Il Messicano: È legittimo odiare gli Oasis per un over 30 amante della musica dura. Durante i loro anni d’oro te li piazzavano ovunque: tv, radio, locali, cessi pubblici, bordelli, supermercati, salcazzi vari. Cioè, dai, vaffanculo. Non credo esista un essere umano della mia generazione che non abbia ascoltato involontariamente da qualche parte, ad esempio, Wonderwall. A volte, però, bisogna provare ad andare oltre.
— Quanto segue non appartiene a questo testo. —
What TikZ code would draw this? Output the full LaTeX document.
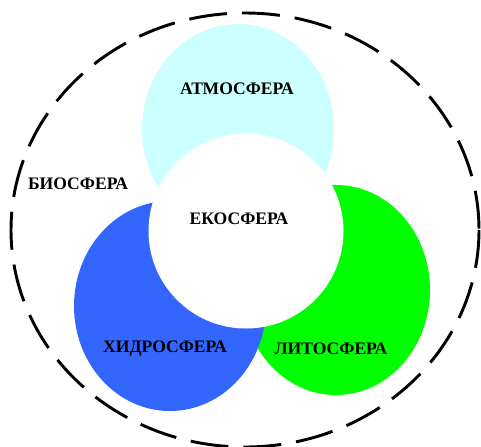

Questo è un discreto album pop-rock da mettere in macchina a volume intermedio quando porti in giro qualche gallina che non sa nemmeno chi siano gli Slayer, ma che ha comunque la giusta dose di spensieratezza per fare un giro in auto una domenica pomeriggio autunnale, andare sino al mare dicendo solo cazzate per finire a scopare sotto una barca rovesciata in spiaggia, che poi, ok, fa freddino e la sabbia ti entra pure nel culo, ma va bene lo stesso. È ok anche se lei è più piccola di voi, tanto con questo disco vi sentirete dei ragazzetti con l’elettricità che schizza dalla cima dei capelli alle punte dei piedi e ritorno senza sosta e sprofonderete nelle rigogliose borracce della giovinetta. Ma poi, oh, quanto è bella la title track?

SUMMONING – Minas Morgul

Charles: Per quanto mi riguarda Minas Morgul è lo stadio ultimo nell’evoluzione del black metal. Ok, l’anno successivo ci sarà pure Blood On Ice e …En their medh riki fara… e negli anni a venire anche altre robine buone nel genere, ma per il punto di arrivo e di non ritorno ci siamo quasi, insomma. Non c’è altro da dire. Questo disco è la perfezione e le sue note sono le uniche che l’umanità intera dovrebbe avere in testa quando pensa, accenna, cita, legge o parla a proposito del libro di Tolkien. Invece non è così e il fatto che l’esistenza di Minas Morgul sia così poco nota è una grandissima ingiustizia. Non a caso, viviamo in un mondo di merda.